I begin with the question of what is sex? I remember during most of my life being told that sex makes babies. I know that is actually true, but I read recently that given completely natural circumstances, only 12% of heterosexual sex will actually come to full term as a baby. That is assuming, of course, that there is actually a deposit of semen within the vaginal canal. Further, human women don't have heat cycles and can have sex any time they choose, even after their child bearing years have passed. More, humans are inventive, and as such we have developed many different sexual activities that wouldn't necessarily introduce semen into the vagina at all. Finally, we look at the existence of homosexuals, who engage in sexual behavior that could not possibly produce children
So, sex clearly isn't just about reproduction. If not, why do we have it? As if the question really needed to be asked. Obviously, sex is pleasurable. We enjoy it. Sex stimulates our senses, our minds, and our emotions. Sex is an art. It can be beautiful, it can be vulgar, it can be expanding, it can be intimate.
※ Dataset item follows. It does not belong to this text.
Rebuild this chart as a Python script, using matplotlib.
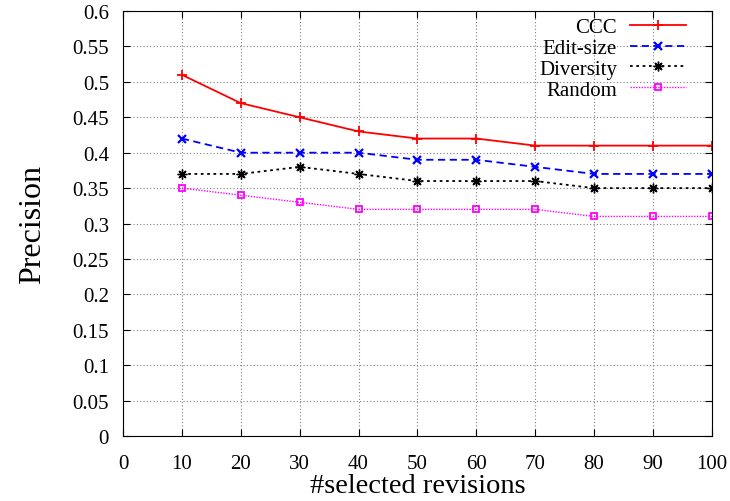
import matplotlib
matplotlib.use("Agg")
import matplotlib.pyplot as plt

plt.rcParams['font.family'] = ['Liberation Serif', 'DejaVu Serif']

# data
x = [10, 20, 30, 40, 50, 60, 70, 80, 90, 100]
ccc = [0.51, 0.47, 0.45, 0.43, 0.42, 0.42, 0.41, 0.41, 0.41, 0.41]
edit_size = [0.42, 0.40, 0.40, 0.40, 0.39, 0.39, 0.38, 0.37, 0.37, 0.37]
diversity = [0.37, 0.37, 0.38, 0.37, 0.36, 0.36, 0.36, 0.35, 0.35, 0.35]
random_sel = [0.35, 0.34, 0.33, 0.32, 0.32, 0.32, 0.32, 0.31, 0.31, 0.31]

fig = plt.figure(figsize=(7.30, 5.02), dpi=100)
ax = fig.add_axes([0.1685, 0.1295, 0.8065, 0.8465])

ax.plot(x, ccc, color='red', linestyle='-', marker='+', markersize=7, markeredgewidth=1.3,
        linewidth=1.3, label='CCC')
ax.plot(x, edit_size, color='blue', linestyle=(0, (4, 2.5)), marker='x', markersize=5.5,
        markeredgewidth=1.6, linewidth=1.3, label='Edit-size')
ax.plot(x, diversity, color='black', linestyle=(0, (1.5, 2)), marker=(8, 2, 0), markersize=7,
        markeredgewidth=1.0, linewidth=1.3, label='Diversity')
ax.plot(x, random_sel, color='magenta', linestyle=(0, (1, 1)), marker='s', markersize=5,
        markerfacecolor='none', markeredgewidth=1.3, linewidth=1.0, label='Random')

ax.set_xlim(0, 100)
ax.set_ylim(0, 0.6)
ax.set_xticks(range(0, 101, 10))
ax.set_yticks([i * 0.05 for i in range(13)])
ax.set_yticklabels(['0', '0.05', '0.1', '0.15', '0.2', '0.25', '0.3', '0.35', '0.4',
                    '0.45', '0.5', '0.55', '0.6'])
ax.tick_params(direction='in', labelsize=15, length=5, top=True, right=True)
ax.tick_params(axis='x', pad=13)
ax.tick_params(axis='y', pad=10)
ax.grid(True, color='gray', linestyle=(0, (1, 2)), linewidth=0.8)
ax.set_axisbelow(True)

ax.set_xlabel('#selected revisions', fontsize=20.5, labelpad=0)
ax.set_ylabel('Precision', fontsize=23, labelpad=18)

leg = ax.legend(loc='upper right', markerfirst=False, frameon=False, fontsize=15,
                handlelength=2.7, handletextpad=0.6, labelspacing=0.06,
                borderpad=0, borderaxespad=0, bbox_to_anchor=(0.956, 0.985))
for t in leg.get_texts():
    t.set_ha('right')

fig.savefig('out.png', dpi=100)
Art begins with an internal experience, an individual perspective. The artist then expresses that experience, that thought and idea with their chosen medium. Through that medium, the artist touches another person and perhaps inspires them to do the same.
In sex, the experience is arousal, desire, love, or simply lust. Emotion gives way to the mental, and then to the physical. The medium is the other person, or people, involved. The contact, one to another, is direct because our bodies are the medium. And they are our tools. Certainly, there are other implements that can be used, for smaller detail, or broader strokes.
Yes, there is a science behind sex. And those who wish to be great artists must know and understand that science well. The details are important, and the science helps us understand those details. Sculptors must understand stone, painters paint and canvas, builders architecture, and sexual artists must understand the body. It is not to say that everyone has to be so dedicated to enjoy sex, simply that one reinforces the other. Art and science, science and art. Science leads to deeper understanding, art to deeper appreciation.
I consider myself an artist because I write. But I also consider myself a student of the art of sex. I am simply looking for someone who an appreciate my natural talent and my acquired knowledge. Someone who can help me hone both into skill.